Cryptonow is a Swiss cryptocurrency access and wallet service operated by Cryptonow Group. It is known for physical crypto vouchers or cards sold through retail partners, as well as an application and wallet tools intended to make buying, holding, tracking, and learning about digital assets more approachable. The service connects conventional payment and retail distribution with blockchain-based assets. Products, supported cryptocurrencies, fees, identity checks, custody, wallet control, redemption rules, and regulatory provider details vary by country and version, so users must read the exact product documentation before paying.
A physical Cryptonow voucher or card represents a purchase process for a defined cryptocurrency value or amount under the printed and online terms. A customer buys it from a participating retailer, then uses the official redemption process to activate or claim the asset. Activation can require a code, application, identity verification, wallet choice, or transaction fee. Packaging and receipts should be protected because an exposed redemption code can function like cash. A used, opened, photographed, or second-hand voucher should not be trusted even if the seller presents a convincing explanation.
The Cryptonow application can provide portfolio balances, asset information, price views, transactions, wallet functions, and purchasing or redemption workflows. Depending on the product, users may interact with a hosted account, an app-controlled wallet, a recovery phrase, or another blockchain address. These models have different risks. If the user controls private keys, losing the recovery secret can make assets permanently inaccessible. If a provider controls custody, access depends on the account, provider solvency, policy, and legal process. Users must determine which model applies rather than rely on the word “wallet.”
Cryptocurrency prices are highly volatile. A voucher bought for a fixed amount can represent fewer or more units depending on the price and fee at execution, and its fiat value can change sharply after redemption. Historical growth charts do not predict future returns. Bitcoin and other digital assets are not savings accounts, and most do not have deposit insurance. A buyer should be able to lose the full speculative amount without affecting rent, debt, taxes, emergency savings, or other essential obligations.
Fees can arise from the retail purchase, service spread, exchange, blockchain network, transfer, conversion, or withdrawal.
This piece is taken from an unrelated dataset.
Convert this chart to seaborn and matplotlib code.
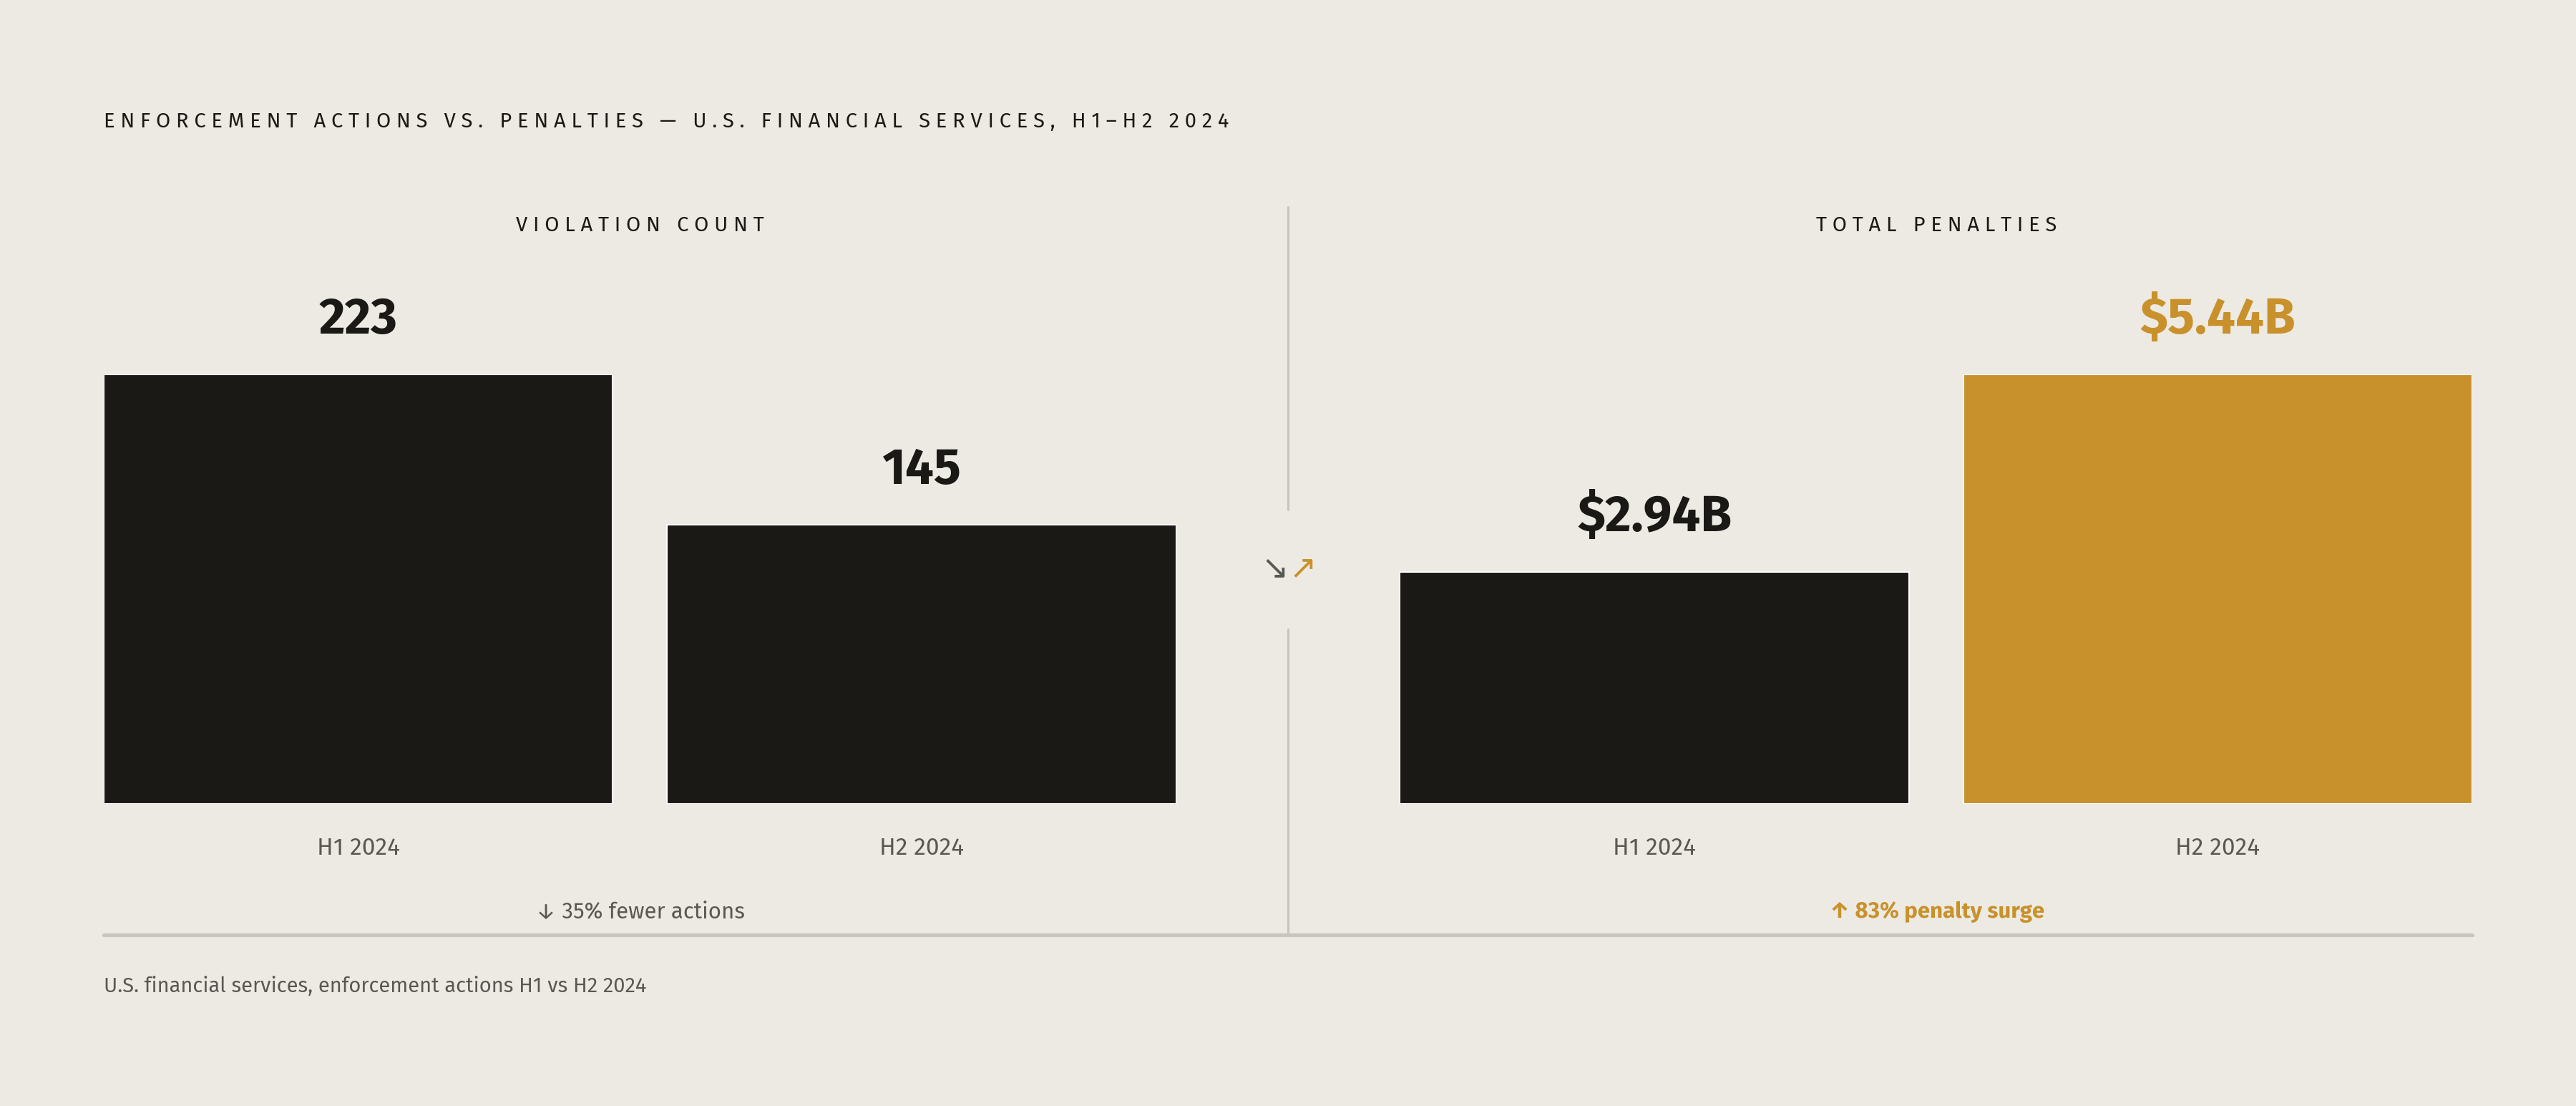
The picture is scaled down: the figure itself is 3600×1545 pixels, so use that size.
import matplotlib
matplotlib.use("Agg")
import matplotlib.pyplot as plt
import seaborn as sns
import pandas as pd
from matplotlib.lines import Line2D

periods = ["H1 2024", "H2 2024"]
violations = [223, 145]
violation_labels = ["223", "145"]
penalties = [2.94, 5.44]
penalty_labels = ["$2.94B", "$5.44B"]

BG = "#EDEAE3"; DARK = "#1B1915"; GOLD = "#C8912B"; GREY = "#5A5853"; RULE = "#C9C5BD"
sns.set_theme(style="white")
plt.rcParams["font.family"] = ["Fira Sans", "Open Sans", "DejaVu Sans"]

fig = plt.figure(figsize=(24, 10.3), dpi=150, facecolor=BG)
y0, y1 = 1 - 489/673, 1 - 228/673
W = 0.904

def panel(x0, x1, vals, labels, colors, title):
    ax = fig.add_axes([x0/1568, y0, (x1-x0)/1568, y1-y0])
    df = pd.DataFrame({"p": periods, "v": vals})
    sns.barplot(data=df, x="p", y="v", hue="p", palette=colors, width=W, ax=ax, legend=False, saturation=1)
    ax.set_xlim(-W/2, 1+W/2); ax.set_ylim(0, max(vals))
    ax.set_facecolor(BG); ax.set_xlabel(""); ax.set_ylabel("")
    ax.set_yticks([]); ax.tick_params(axis="x", length=0, pad=22, labelsize=16, labelcolor=GREY)
    for s in ax.spines.values(): s.set_visible(False)
    for i, (v, l) in enumerate(zip(vals, labels)):
        ax.annotate(l, (i, v), xytext=(0, 20), textcoords="offset points", ha="center", va="bottom",
                    fontsize=34, fontweight="bold", color=colors[i] if colors[i] == GOLD else DARK, annotation_clip=False)
    fig.text((x0+x1)/2/1568, 1-137/673, title, ha="center", va="center", fontsize=14, color=DARK)
    return ax

panel(63, 716, violations, violation_labels, [DARK, DARK], "V I O L A T I O N   C O U N T")
panel(852, 1505, penalties, penalty_labels, [DARK, GOLD], "T O T A L   P E N A L T I E S")

fig.text(63/1568, 1-74/673, "E N F O R C E M E N T   A C T I O N S   V S .   P E N A L T I E S   —   U . S .   F I N A N C I A L   S E R V I C E S ,   H 1 – H 2   2 0 2 4",
         ha="left", va="center", fontsize=14, color=DARK)
fig.text(390/1568, 1-555/673, "↓ 35% fewer actions", ha="center", va="center", fontsize=15, color=GREY)
fig.text(1179/1568, 1-555/673, "↑ 83% penalty surge", ha="center", va="center", fontsize=15, color=GOLD, fontweight="bold")
fig.text(63/1568, 1-600/673, "U.S. financial services, enforcement actions H1 vs H2 2024", ha="left", va="center", fontsize=14, color=GREY)

fy = lambda y: 1 - y/673
fx = lambda x: x/1568
fig.add_artist(Line2D([fx(63), fx(1505)], [fy(569), fy(569)], color=RULE, lw=2.5))
fig.add_artist(Line2D([fx(784), fx(784)], [fy(126), fy(310)], color=RULE, lw=1.5))
fig.add_artist(Line2D([fx(784), fx(784)], [fy(383), fy(569)], color=RULE, lw=1.5))
fig.text(fx(776), fy(346), "↘", ha="center", va="center", fontsize=22, color=GREY, family="DejaVu Sans")
fig.text(fx(793), fy(346), "↗", ha="center", va="center", fontsize=22, color=GOLD, family="DejaVu Sans")

fig.savefig("out.png", dpi=150, facecolor=BG)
A “simple” product can legitimately cost more than a professional exchange because it includes distribution and onboarding. The user should compare the asset amount received with the cash price and review how the rate is set. Network fees vary with congestion and can make small transfers uneconomic. Sending the wrong asset to an incompatible address or network can cause irreversible loss.
Blockchain transactions require accurate addresses. The user should confirm the asset, network, destination, and entire address, preferably with a small test when the amount is material. Malware can replace copied addresses, and QR codes can conceal an attacker’s destination. A transaction marked complete on a public blockchain generally cannot be recalled by Cryptonow, a bank, or a card issuer. The name associated with a wallet address is not natively verified by the blockchain.
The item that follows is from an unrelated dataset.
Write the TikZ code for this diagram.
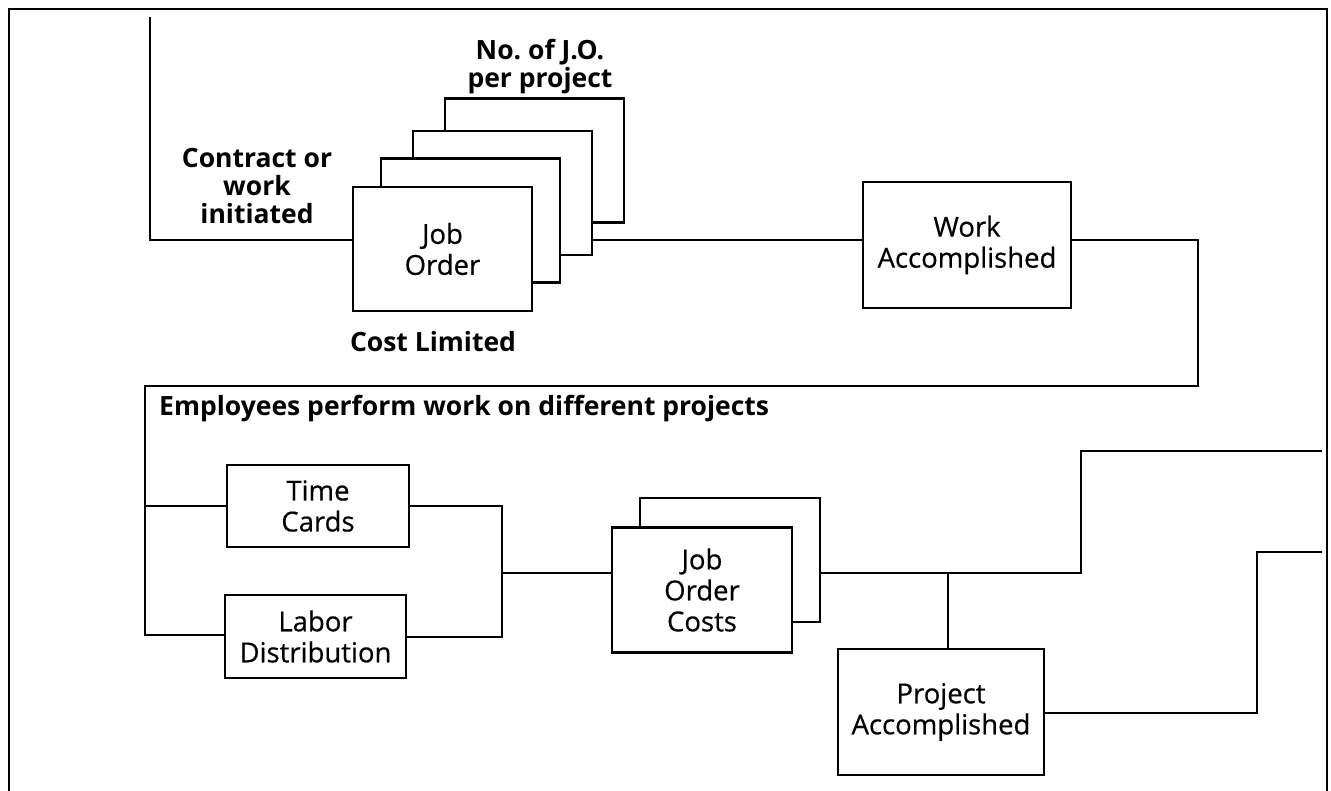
\documentclass[tikz,border=0pt]{standalone}
\usepackage{fontspec}
\setmainfont{Open Sans}
\usetikzlibrary{calc}
\frenchspacing
\tikzset{
  wire/.style={line width=2.9pt, line cap=rect},
  card/.style={draw, line width=2.9pt, fill=white, align=center,
    inner sep=0pt, font=\fontsize{27.5}{31}\selectfont\addfontfeature{FakeBold=0.5}},
  caption/.style={align=center, inner sep=0pt,
    font=\fontsize{26.5}{28}\selectfont\bfseries},
}
\begin{document}
\begin{tikzpicture}[x=1pt, y=-1pt]
  \useasboundingbox (0,0) rectangle (1331,791);
  % outer frame
  \draw[line width=2.9pt] (9,791) -- (9,9) -- (1327,9) -- (1327,791);

  % stack of job orders
  \node[card, minimum width=179pt, minimum height=124pt] (jo4) at (534.5,160.5) {};
  \node[card, minimum width=179pt, minimum height=124pt] (jo3) at (502.5,193) {};
  \node[card, minimum width=179pt, minimum height=124pt] (jo2) at (470.5,220.5) {};
  \node[card, minimum width=179pt, minimum height=124pt] (jo) at (442.5,249) {Job\\Order};

  \node[card, minimum width=208pt, minimum height=126pt] (wa) at (967,245) {Work\\Accomplished};

  \node[card, minimum width=182pt, minimum height=82pt] (tc) at (318,506) {Time\\Cards};
  \node[card, minimum width=181pt, minimum height=83pt] (ld) at (315.5,636.5) {Labor\\Distribution};

  \node[card, minimum width=180pt, minimum height=124pt] (jocb) at (730,560) {};
  \node[card, minimum width=180pt, minimum height=125pt] (joc) at (702,590) {Job\\Order\\Costs};

  \node[card, minimum width=206pt, minimum height=126pt] (pa) at (941,712) {Project\\Accomplished};

  % captions
  \node[caption] (initiated) at (257,186) {Contract or\\work\\initiated};
  \node[caption] (perproj) at (540,67) {No. of J.O.\\per project};
  \node[caption] (limited) at (433,342) {Cost Limited};
  \node[caption, anchor=west] (employees) at (159,409) {Employees perform work on different projects};

  % free ends and corners
  \coordinate (start) at (150,18);
  \coordinate (outA) at (1321,451);
  \coordinate (outB) at (1321,552);

  % connectors
  \draw[wire] (start) -- (150,240) -- (jo.west |- 0,240);
  \draw[wire] (jo3.east |- 0,240) -- (wa.west |- 0,240);
  \draw[wire] (wa.east |- 0,240) -- (1198,240) -- (1198,386) -- (145,386)
              -- (145,635) -- (ld.west |- 0,635);
  \draw[wire] (145,506) -- (tc.west);
  \draw[wire] (tc.east) -- (502,506) -- (502,637) -- (ld.east |- 0,637);
  \draw[wire] (502,573) -- (joc.west |- 0,573);
  \draw[wire] (jocb.east |- 0,573) -- (1081,573) -- (1081,451) -- (outA);
  \draw[wire] (948,573) -- (pa.north -| 948,0);
  \draw[wire] (pa.east |- 0,713) -- (1257,713) -- (1257,552) -- (outB);
\end{tikzpicture}
\end{document}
Identity and compliance checks can be required for purchase, redemption, limits, transfers, or account recovery under Swiss and European financial rules. Users may need to provide contact details, identification, address, tax residency, or source-of-funds information. Sensitive documents should be submitted only inside the authenticated official service. A message asking for a recovery phrase, private key, password, or remote access is fraudulent. Legitimate support never needs a wallet seed phrase to investigate a transaction.
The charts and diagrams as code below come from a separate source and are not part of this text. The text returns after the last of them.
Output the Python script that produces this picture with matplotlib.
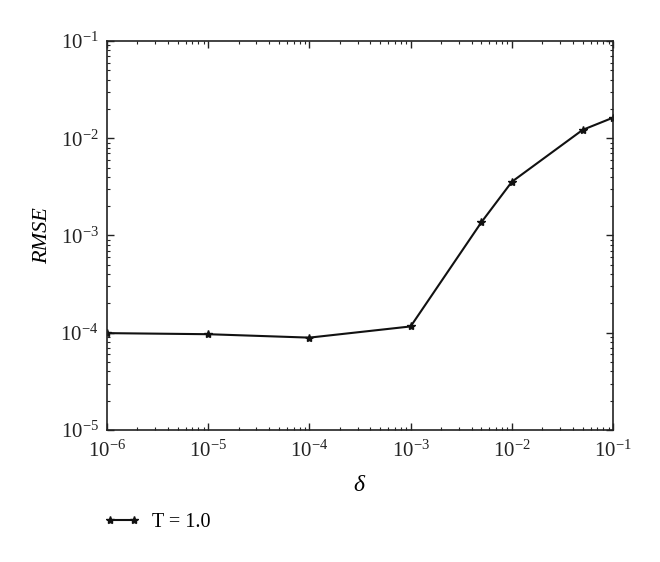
import numpy as np
import matplotlib
matplotlib.use('Agg')
import matplotlib.pyplot as plt
from matplotlib.ticker import LogLocator, NullFormatter

plt.rcParams['font.family'] = ['Liberation Serif', 'DejaVu Serif']
plt.rcParams['mathtext.fontset'] = 'custom'
plt.rcParams['mathtext.rm'] = 'Liberation Serif'
plt.rcParams['mathtext.it'] = 'Liberation Serif:italic'
plt.rcParams['mathtext.bf'] = 'Liberation Serif:bold'

# data
delta = [1e-6, 1e-5, 1e-4, 1e-3, 5e-3, 1e-2, 5e-2, 1e-1]
rmse = [0.99e-4, 0.965e-4, 0.89e-4, 1.16e-4, 1.37e-3, 3.57e-3, 1.22e-2, 1.63e-2]
series_label = 'T = 1.0'

fig = plt.figure(figsize=(6.6, 5.62), dpi=100, facecolor='white')
ax = fig.add_axes([0.162, 0.235, 0.767, 0.692])

line, = ax.plot(delta, rmse, color='#111111', linewidth=1.5, marker='*',
                markersize=6, label=series_label)

ax.set_xscale('log')
ax.set_yscale('log')
ax.set_xlim(1e-6, 1e-1)
ax.set_ylim(1e-5, 1e-1)

ax.xaxis.set_major_locator(LogLocator(base=10, numticks=10))
ax.yaxis.set_major_locator(LogLocator(base=10, numticks=10))
ax.xaxis.set_minor_locator(LogLocator(base=10, subs=np.arange(2, 10), numticks=20))
ax.yaxis.set_minor_locator(LogLocator(base=10, subs=np.arange(2, 10), numticks=20))
ax.xaxis.set_minor_formatter(NullFormatter())
ax.yaxis.set_minor_formatter(NullFormatter())

ax.tick_params(which='both', direction='in', top=True, right=True, colors='#222222')
ax.tick_params(which='major', length=5, width=1, labelsize=15)
ax.tick_params(axis='x', which='major', pad=8)
ax.tick_params(axis='y', which='major', pad=6)
ax.tick_params(which='minor', length=2.5, width=0.8)
for spine in ax.spines.values():
    spine.set_color('#222222')
    spine.set_linewidth(1.2)

ax.set_xlabel(r'$\delta$', fontsize=17, labelpad=9)
ax.set_ylabel('RMSE', fontsize=16, fontstyle='italic', labelpad=6)

fig.legend(handles=[line], loc='center left', bbox_to_anchor=(0.13, 0.071),
           frameon=False, fontsize=14.5, handlelength=1.8, handletextpad=0.6,
           numpoints=2)

fig.savefig('out.png', dpi=100, facecolor=fig.get_facecolor())
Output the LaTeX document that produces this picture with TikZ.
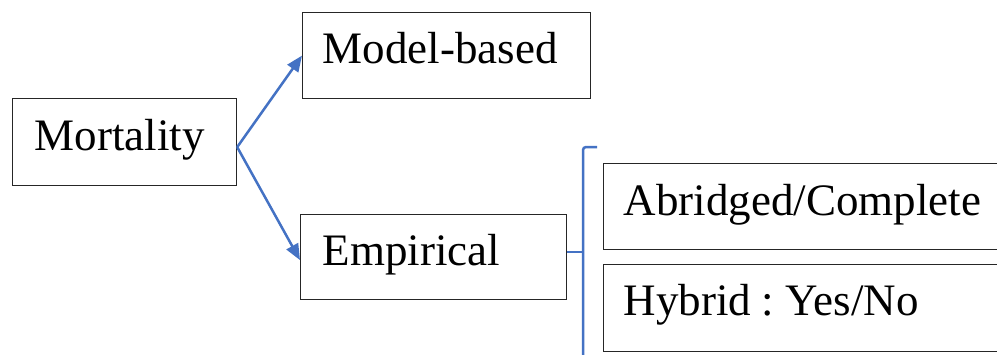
\documentclass[tikz,border=0pt]{standalone}
\usepackage{fontspec}
\setmainfont{Liberation Serif}
\usetikzlibrary{arrows.meta,calc}
\definecolor{arrowblue}{HTML}{4472C4}
\tikzset{
  box/.style={draw=black!85, line width=1.2pt, rectangle, inner ysep=0pt, align=left,
    font=\fontsize{45}{54}\selectfont, anchor=north west},
  conn/.style={draw=arrowblue, line width=2.5pt, -{Triangle[length=16pt,width=13pt]}},
  bracestyle/.style={draw=arrowblue, line width=2.5pt, rounded corners=3pt}
}
\begin{document}
\begin{tikzpicture}[x=1pt,y=-1pt]
\clip (0,0) rectangle (997,354);
\fill[white] (0,0) rectangle (997,354);
\node[box, inner xsep=22pt, text width=180pt, text height=52pt, text depth=35pt] (mort) at (12,98) {Mortality};
\node[box, inner xsep=20pt, text width=248pt, text height=51pt, text depth=35pt] (model) at (302,12) {Model-based};
\node[box, inner xsep=22pt, text width=222pt, text height=51pt, text depth=34pt] (emp) at (300,214) {Empirical};
\node[box, inner xsep=20pt, text width=365pt, text height=52pt, text depth=34pt] (abr) at (603,163) {Abridged/Complete};
\node[box, inner xsep=20pt, text width=365pt, text height=51pt, text depth=36pt] (hyb) at (603,264) {Hybrid\hspace{10pt}:\hspace{12pt}Yes/No};
\coordinate (start) at ($(mort.east)+(0,5)$);
\draw[conn] (start) -- (model.west);
\draw[conn] (start) -- ($(emp.west)+(0,3)$);
\coordinate (btop) at (597,147);
\coordinate (bmid) at (583,252);
\coordinate (bbot) at (583,370);
\draw[bracestyle] (btop) -- (583,147) -- (bmid) -- (bbot);
\draw[bracestyle] (emp.east |- bmid) -- (bmid);
\end{tikzpicture}
\end{document}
Scams often exploit the convenience of crypto vouchers. An impostor may claim to be police, tax authorities, technical support, a romantic partner, an employer, or a merchant and instruct a victim to buy cards and send the codes. Once a code or cryptocurrency is transferred, recovery is unlikely. No genuine authority or support department requires a retail crypto voucher to cancel an arrest, repair a computer, secure a bank account, or pay a routine bill. The correct response is to stop and verify through independently sourced contact information.
Account security should include a unique password, strong multifactor authentication, protected recovery channels, updated devices, verified applications, and offline storage of recovery material where applicable. Screenshots, cloud notes, email drafts, and photographs are poor places for wallet secrets. Users should beware of cloned Cryptonow sites, fake app listings, sponsored search results, airdrops, and support profiles. The official domain should be entered directly and application publisher details checked before installation.
Tax and legal treatment varies. Buying, selling, exchanging, spending, gifting, staking, or moving assets can create reporting, valuation, or recordkeeping requirements. A public blockchain record does not automatically contain the local-currency cost basis and purpose needed for tax. Users should preserve voucher receipts, redemption rates, fees, addresses, and transaction identifiers. The platform’s educational content is useful context but not individualized investment, legal, or tax advice.
Cryptonow’s value is a familiar retail and mobile path into cryptocurrency, especially for people who do not want to begin with a complex exchange interface. Its risks remain those of digital assets: volatility, irreversible transfers, lost keys, scams, fees, regulatory change, and provider dependence. Responsible use requires confirming custody and recovery, comparing total cost, using only official redemption, never sharing codes or seed phrases, sending carefully, maintaining records, and treating every cryptocurrency purchase as high-risk rather than guaranteed growth.